Szef klubu PiS o żeńskich końcówkach. "Poniżające"

268

Szef klubu PiS w pomorskim sejmiku podczas zdalnej sesji zaczął nagle prawić o wyższości męskich końcówek nad żeńskimi. Stwierdził, że jego zdaniem słowo "członkini" jest poniżające. - Dziwi mnie strach niektórych, szczególnie właśnie panów, przed tymi żeńskimi końcówkami. Naprawdę nie jest to dla was zagrożenie - odparła Agnieszka Kapała-Sokalska, do której kierował te słowa.

Szef klubu PiS o żeńskich końcówkach. "Poniżające"
Jerzy Barzowski, szef klubu PiS w pomorskim sejmiku. (YouTube)

Zarząd województwa pomorskiego składa się z marszałka, dwóch wicemarszałków i dwóch członków zarządu. Wśród tych ostatnich jest młoda prawniczka Agnieszka Kapała-Sokalska z Nowoczesnej. Podczas sesji sejmiku oraz innych oficjalnych okazji zwracano się do niej per "członkini", co nie spodobało się szefowi klubu PiS. Na ostatniej zdalnej sesji 69-latek skrytykował tę formę, stwierdzając, że jest "poniżająca".

"Członkini zarządu, członkini zarządu będzie to przedstawiać…". Ja uważam, że tak może być, ale nie musi być. Chcę pani Agnieszce powiedzieć, że taka forma nazywania członka zarządu to jest troszkę poniżająca, obniża prestiż - oznajmił polityk.

Na pretensje 69-latka odpowiedziała sama Agnieszka Kapała-Sokalska. Stwierdziła, że nikomu nie będzie narzucać, jak ma się do niej zwracać. Wyjaśniła jednak, że język polski ewoluuje, a żeńskie końcówki stają się normalnością.

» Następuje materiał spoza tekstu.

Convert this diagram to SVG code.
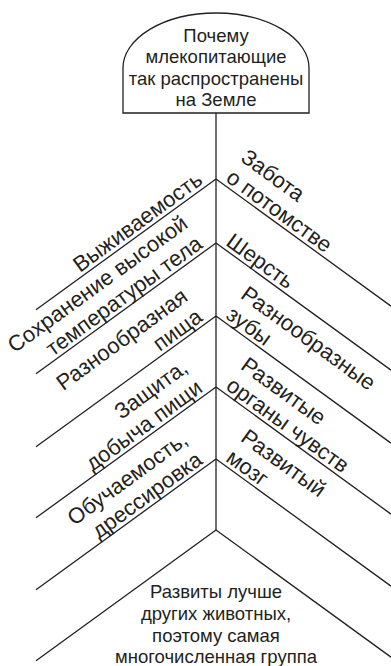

Jeżeli panu nie pasuje "członkini", może pan mówić "członek", "marszałek" - obojętnie. Nikomu nie będę narzucała, jak ma mówić (...) Ale powiem panu, że bardzo wiele osób mówi do mnie "marszałkini". "Członkini" jest absolutnym standardem. Zmartwię pana, ale tak właśnie jest i będzie. Pana indywidualne poglądy szanuję, ale nie będzie pan nam narzucał, jak mamy się do siebie wzajemnie zwracać - powiedziała Agnieszka Kapała-Sokalska.

Być może szef klubu PiS posłużył się poradą językową prof. Małgorzaty Marcjanik, która na stronie Poradni Językowej PWN stwierdziła, że formy męskie odnoszące się do kobiet uznawane są zazwyczaj za bardziej prestiżowe. Formy męskie odnoszące się do kobiet odbierane są na ogół jako bardziej prestiżowe. Z tego tylko powodu określenia kobiety: członek, dyrektor, kierownik, językoznawca itp. w odczuciu większości Polaków są bardziej dostojne niż: członkini, dyrektorka, kierowniczka, językoznawczyni - napisała uczona we wpisie - pisała profesor.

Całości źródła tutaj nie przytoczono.